■ Listing
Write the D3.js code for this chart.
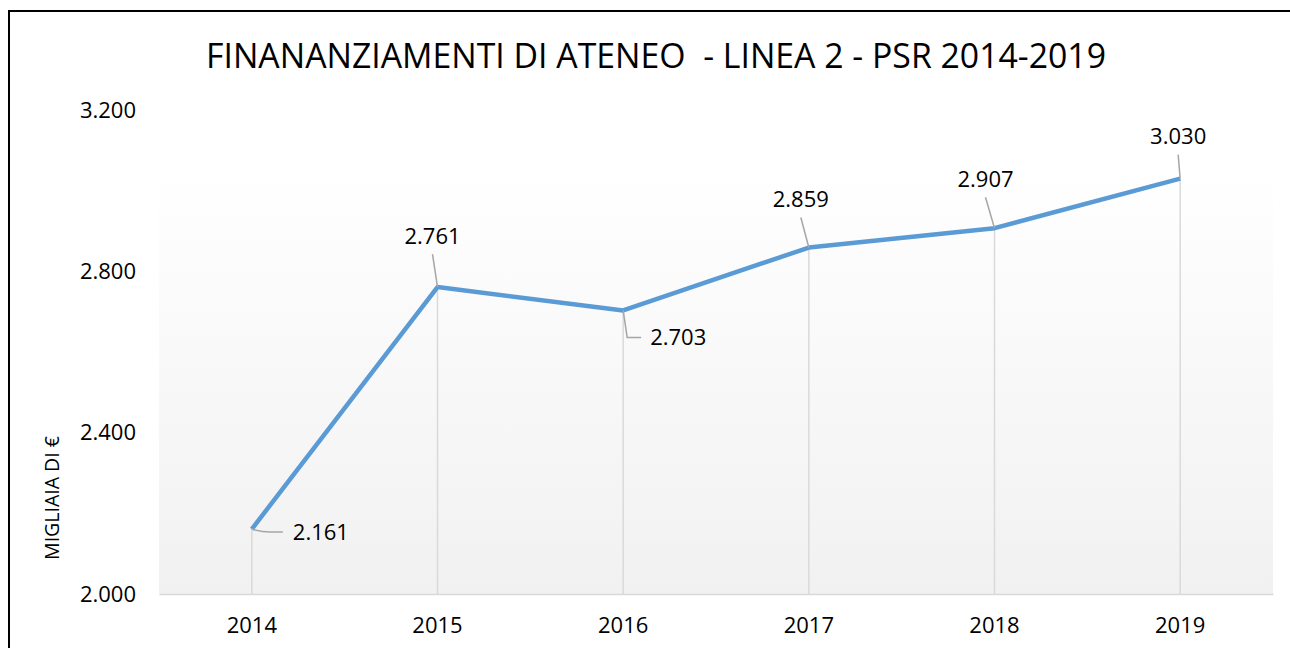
<!DOCTYPE html>
<html>
<head>
<meta charset="utf-8">
<script src="https://cdn.jsdelivr.net/npm/d3@7"></script>
<style>
  body { margin: 0; background: #fff; }
  svg { display: block; font-family: "Open Sans", sans-serif; }
</style>
</head>
<body>
<svg></svg>
<script>
// chart data
var years = ['2014', '2015', '2016', '2017', '2018', '2019']
var values = [2161, 2761, 2703, 2859, 2907, 3030]
var yTicks = [2000, 2400, 2800, 3200]
var title = 'FINANANZIAMENTI DI ATENEO  - LINEA 2 - PSR 2014-2019'
var yTitle = 'MIGLIAIA DI €'

// where each data label sits relative to its point (layout only)
var labelLayout = [
  { side: 'right', dx: 41, dy: 3 },
  { side: 'above', dx: -5, dy: -51 },
  { side: 'below', dx: 27, dy: 27 },
  { side: 'above', dx: -8, dy: -48 },
  { side: 'above', dx: -9, dy: -49 },
  { side: 'above', dx: -2, dy: -42 }
]

var width = 1290
var height = 648
var fmt = d3.format(',')
var itLabel = v => fmt(v).replace(/,/g, '.')

var svg = d3.select('svg')
  .attr('width', width)
  .attr('height', height)

// outer frame (right and bottom edges fall outside the picture)
svg.append('rect')
  .attr('x', 9).attr('y', 11)
  .attr('width', width + 20).attr('height', height + 20)
  .attr('fill', '#fff')
  .attr('stroke', '#000')
  .attr('stroke-width', 2)

var plot = { left: 159, right: 1273, top: 110, bottom: 594 }

var x = d3.scaleBand()
  .domain(years)
  .range([plot.left, plot.right])

var y = d3.scaleLinear()
  .domain([2000, 3200])
  .range([plot.bottom, plot.top])

var cx = d => x(d) + x.bandwidth() / 2

// plot area background gradient
var defs = svg.append('defs')
var grad = defs.append('linearGradient')
  .attr('id', 'bg')
  .attr('x1', 0).attr('y1', 0).attr('x2', 0).attr('y2', 1)
grad.append('stop').attr('offset', '0%').attr('stop-color', '#ffffff')
grad.append('stop').attr('offset', '12%').attr('stop-color', '#ffffff')
grad.append('stop').attr('offset', '100%').attr('stop-color', '#f1f1f1')

svg.append('rect')
  .attr('x', plot.left).attr('y', plot.top)
  .attr('width', plot.right - plot.left)
  .attr('height', plot.bottom - plot.top)
  .attr('fill', 'url(#bg)')

// title
svg.append('text')
  .attr('x', 656).attr('y', 68)
  .attr('text-anchor', 'middle')
  .attr('font-size', 33.8)
  .attr('fill', '#000')
  .style('white-space', 'pre')
  .text(title)

// y axis labels
var yAxis = d3.axisLeft(y)
  .tickValues(yTicks)
  .tickFormat(itLabel)
  .tickSize(0)
  .tickPadding(0)

var yg = svg.append('g')
  .attr('transform', 'translate(136,0)')
  .call(yAxis)
yg.select('.domain').remove()
yg.selectAll('text')
  .attr('font-family', '"Open Sans", sans-serif')
  .attr('font-size', 22)
  .attr('fill', '#000')

// y axis title
svg.append('text')
  .attr('transform', 'translate(59,498) rotate(-90)')
  .attr('text-anchor', 'middle')
  .attr('font-size', 19.5)
  .attr('fill', '#000')
  .text(yTitle)

// x axis
var xAxis = d3.axisBottom(x)
  .tickSize(0)
  .tickPadding(23)

var xg = svg.append('g')
  .attr('transform', 'translate(0,' + plot.bottom + ')')
  .call(xAxis)
xg.select('.domain')
  .attr('stroke', '#d9d9d9')
  .attr('stroke-width', 1.5)
xg.selectAll('text')
  .attr('font-family', '"Open Sans", sans-serif')
  .attr('font-size', 22)
  .attr('fill', '#000')

// drop lines from each point to the axis
svg.append('g')
  .selectAll('line')
  .data(values)
  .join('line')
  .attr('x1', (d, i) => cx(years[i]))
  .attr('x2', (d, i) => cx(years[i]))
  .attr('y1', d => y(d))
  .attr('y2', plot.bottom)
  .attr('stroke', '#d9d9d9')
  .attr('stroke-width', 1.5)

// the series line
var line = d3.line()
  .x((d, i) => cx(years[i]))
  .y(d => y(d))

svg.append('path')
  .datum(values)
  .attr('d', line)
  .attr('fill', 'none')
  .attr('stroke', '#5b9bd5')
  .attr('stroke-width', 4.5)
  .attr('stroke-linejoin', 'round')

// data labels with leader lines
var labels = svg.append('g')
values.forEach((v, i) => {
  var px = cx(years[i])
  var py = y(v)
  var lay = labelLayout[i]
  var leader
  var tx, ty, anchor
  if (lay.side === 'right') {
    leader = 'M' + px + ',' + py + ' Q' + (px + 10) + ',' + (py + 3) + ' ' + (px + 18) + ',' + (py + 3) + ' L' + (px + 31) + ',' + (py + 3)
    tx = px + lay.dx; ty = py + lay.dy; anchor = 'start'
  } else if (lay.side === 'below') {
    leader = 'M' + px + ',' + py + ' L' + (px + 4) + ',' + (py + lay.dy) + ' L' + (px + 18) + ',' + (py + lay.dy)
    tx = px + lay.dx; ty = py + lay.dy; anchor = 'start'
  } else {
    leader = 'M' + px + ',' + py + ' L' + (px + lay.dx) + ',' + (py + lay.dy + 18)
    tx = px + lay.dx; ty = py + lay.dy; anchor = 'middle'
  }
  labels.append('path')
    .attr('d', leader)
    .attr('fill', 'none')
    .attr('stroke', '#a6a6a6')
    .attr('stroke-width', 1.5)
  labels.append('text')
    .attr('x', tx).attr('y', ty)
    .attr('dy', '0.35em')
    .attr('text-anchor', anchor)
    .attr('font-size', 22)
    .attr('fill', '#000')
    .text(itLabel(v))
})
</script>
</body>
</html>
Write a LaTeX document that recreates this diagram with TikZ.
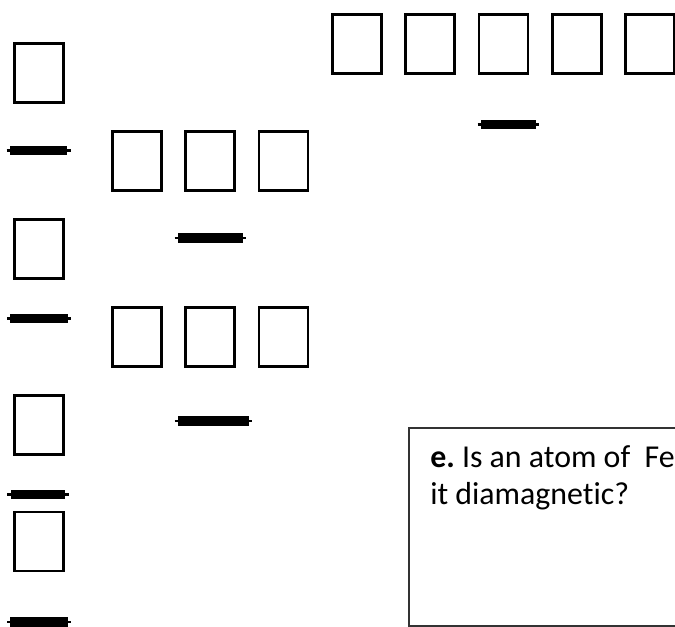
\documentclass[tikz,border=0pt]{standalone}
\usepackage{fontspec}
\setmainfont{Carlito}[Ligatures=NoCommon]
\usetikzlibrary{positioning}

\begin{document}
\begin{tikzpicture}[x=0.75pt,y=-0.75pt,node distance=1cm and 16.2pt]
  \tikzset{orb/.style={draw,line width=2pt,minimum width=36.75pt,minimum height=44.25pt,inner sep=0pt},
    blank/.style={fill=black,inner sep=0pt,outer sep=0pt,minimum height=6.8pt,minimum width=#1},
    blank/.default=42pt,
    qtext/.style={anchor=base west,inner sep=0pt,font=\fontsize{23.9}{28}\selectfont}}
  \useasboundingbox (0,0) rectangle (675,627);
  \clip (0,0) rectangle (675,627);
  % left column
  \node[orb] (s1) at (38.8,72.8) {};
  \node[orb] (s2) at (38.8,248.9) {};
  \node[orb] (s3) at (38.8,424.8) {};
  \node[orb] (s4) at (38.8,541.5) {};
  % rows of three
  \node[orb] (pa1) at (137,160.8) {};
  \node[orb,right=of pa1] (pa2) {};
  \node[orb,right=of pa2] (pa3) {};
  \node[orb] (pb1) at (137,337) {};
  \node[orb,right=of pb1] (pb2) {};
  \node[orb,right=of pb2] (pb3) {};
  % row of five
  \node[orb] (d1) at (357,43.7) {};
  \node[orb,right=of d1] (d2) {};
  \node[orb,right=of d2] (d3) {};
  \node[orb,right=of d3] (d4) {};
  \node[orb,right=of d4] (d5) {};
  % blanks
  \node[blank=43pt] (b1) at (38.5,150.5) {};
  \node[blank=43pt] (b2) at (39,318.5) {};
  \node[blank=41pt] (b3) at (38,494.5) {};
  \node[blank=43pt] (b4) at (39,622) {};
  \node[blank=48.75pt] (bp1) at (210.5,238) {};
  \node[blank=53.25pt] (bp2) at (213.5,421) {};
  \node[blank=41.25pt] (bd) at (508.5,124.5) {};
  \foreach \b in {b1,b2,b3,b4,bp1,bp2,bd}
    \draw[line width=2.2pt] ([xshift=-2.5pt]\b.west) -- ([xshift=2.5pt]\b.east);
  % question
  \node[draw=black!80,line width=1.1pt,outer sep=0pt,anchor=north west,
    minimum width=240pt,minimum height=148.5pt] (qbox) at (409,428) {};
  \node[qtext] (q1) at (430,467) {\textbf{e.}\ Is an atom of~~Fe};
  \node[qtext] (q2) at (430,504) {it diamagnetic?};
\end{tikzpicture}
\end{document}
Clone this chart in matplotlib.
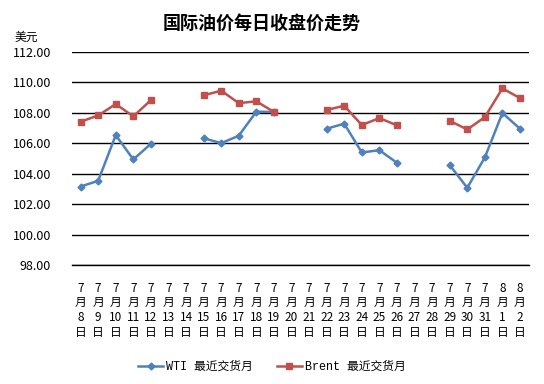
import numpy as np
import matplotlib.pyplot as plt

plt.rcParams['font.family'] = ['Noto Sans CJK SC', 'DejaVu Sans']

# dates 7/8 .. 8/2
months = [7] * 24 + [8, 8]
days = list(range(8, 32)) + [1, 2]

nan = np.nan
wti = [103.15, 103.53, 106.53, 104.93, 105.96, nan, nan,
       106.33, 106.00, 106.49, 108.07, 108.05, nan, nan,
       106.95, 107.28, 105.39, 105.54, 104.71, nan, nan,
       104.56, 103.07, 105.06, 107.98, 106.95]
brent = [107.41, 107.82, 108.57, 107.76, 108.83, nan, nan,
         109.14, 109.45, 108.63, 108.75, 108.05, nan, nan,
         108.18, 108.46, 107.19, 107.65, 107.17, nan, nan,
         107.47, 106.90, 107.71, 109.60, 108.96]

labels = [f"{m}\n月\n{d}\n日" for m, d in zip(months, days)]
x = np.arange(len(labels))

fig = plt.figure(figsize=(5.44, 3.84), dpi=100)
ax = fig.add_axes([0.132, 0.31, 0.84, 0.555])

ax.plot(x, wti, color="#4F81BD", lw=1.8, marker="D", ms=3.5, label="WTI 最近交货月")
ax.plot(x, brent, color="#C0504D", lw=1.8, marker="s", ms=5, label="Brent 最近交货月")

ax.set_xlim(-0.5, len(labels) - 0.5)
ax.set_ylim(98, 112)
yt = np.arange(98, 112.1, 2)
ax.set_yticks(yt)
ax.set_yticklabels([f"{v:.2f}" for v in yt], fontsize=9)
ax.grid(axis="y", color="black", lw=1)
ax.axhline(98, color="black", lw=1, clip_on=False, zorder=0.5)
ax.set_axisbelow(True)
for s in ax.spines.values():
    s.set_visible(False)
ax.tick_params(length=0)
ax.tick_params(axis="y", pad=15)
ax.set_xticks(x)
ax.set_xticklabels(labels, fontsize=8.5, linespacing=1.18)
ax.tick_params(axis="x", pad=12)

fig.text(0.481, 0.94, "国际油价每日收盘价走势", fontsize=13, fontweight="bold",
         ha="center", va="center")
fig.text(0.048, 0.903, "美元", fontsize=8.5, ha="center", va="center")

leg = fig.legend(loc="center", bbox_to_anchor=(0.5, 0.045), ncol=2, frameon=False,
                 handlelength=2.1, columnspacing=2, handletextpad=0.3,
                 prop={'family': ['Liberation Mono', 'Noto Sans CJK SC'], 'size': 8.5})

fig.savefig("out.png", dpi=100)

■ Work instructions
Without any pictures, write out the lines running from the one containing "Clone this chart in matplotlib." through the end of the listing above, both included, exactly as given.

■ Exercise answer
Clone this chart in matplotlib.
import numpy as np
import matplotlib.pyplot as plt

plt.rcParams['font.family'] = ['Noto Sans CJK SC', 'DejaVu Sans']

# dates 7/8 .. 8/2
months = [7] * 24 + [8, 8]
days = list(range(8, 32)) + [1, 2]

nan = np.nan
wti = [103.15, 103.53, 106.53, 104.93, 105.96, nan, nan,
       106.33, 106.00, 106.49, 108.07, 108.05, nan, nan,
       106.95, 107.28, 105.39, 105.54, 104.71, nan, nan,
       104.56, 103.07, 105.06, 107.98, 106.95]
brent = [107.41, 107.82, 108.57, 107.76, 108.83, nan, nan,
         109.14, 109.45, 108.63, 108.75, 108.05, nan, nan,
         108.18, 108.46, 107.19, 107.65, 107.17, nan, nan,
         107.47, 106.90, 107.71, 109.60, 108.96]

labels = [f"{m}\n月\n{d}\n日" for m, d in zip(months, days)]
x = np.arange(len(labels))

fig = plt.figure(figsize=(5.44, 3.84), dpi=100)
ax = fig.add_axes([0.132, 0.31, 0.84, 0.555])

ax.plot(x, wti, color="#4F81BD", lw=1.8, marker="D", ms=3.5, label="WTI 最近交货月")
ax.plot(x, brent, color="#C0504D", lw=1.8, marker="s", ms=5, label="Brent 最近交货月")

ax.set_xlim(-0.5, len(labels) - 0.5)
ax.set_ylim(98, 112)
yt = np.arange(98, 112.1, 2)
ax.set_yticks(yt)
ax.set_yticklabels([f"{v:.2f}" for v in yt], fontsize=9)
ax.grid(axis="y", color="black", lw=1)
ax.axhline(98, color="black", lw=1, clip_on=False, zorder=0.5)
ax.set_axisbelow(True)
for s in ax.spines.values():
    s.set_visible(False)
ax.tick_params(length=0)
ax.tick_params(axis="y", pad=15)
ax.set_xticks(x)
ax.set_xticklabels(labels, fontsize=8.5, linespacing=1.18)
ax.tick_params(axis="x", pad=12)

fig.text(0.481, 0.94, "国际油价每日收盘价走势", fontsize=13, fontweight="bold",
         ha="center", va="center")
fig.text(0.048, 0.903, "美元", fontsize=8.5, ha="center", va="center")

leg = fig.legend(loc="center", bbox_to_anchor=(0.5, 0.045), ncol=2, frameon=False,
                 handlelength=2.1, columnspacing=2, handletextpad=0.3,
                 prop={'family': ['Liberation Mono', 'Noto Sans CJK SC'], 'size': 8.5})

fig.savefig("out.png", dpi=100)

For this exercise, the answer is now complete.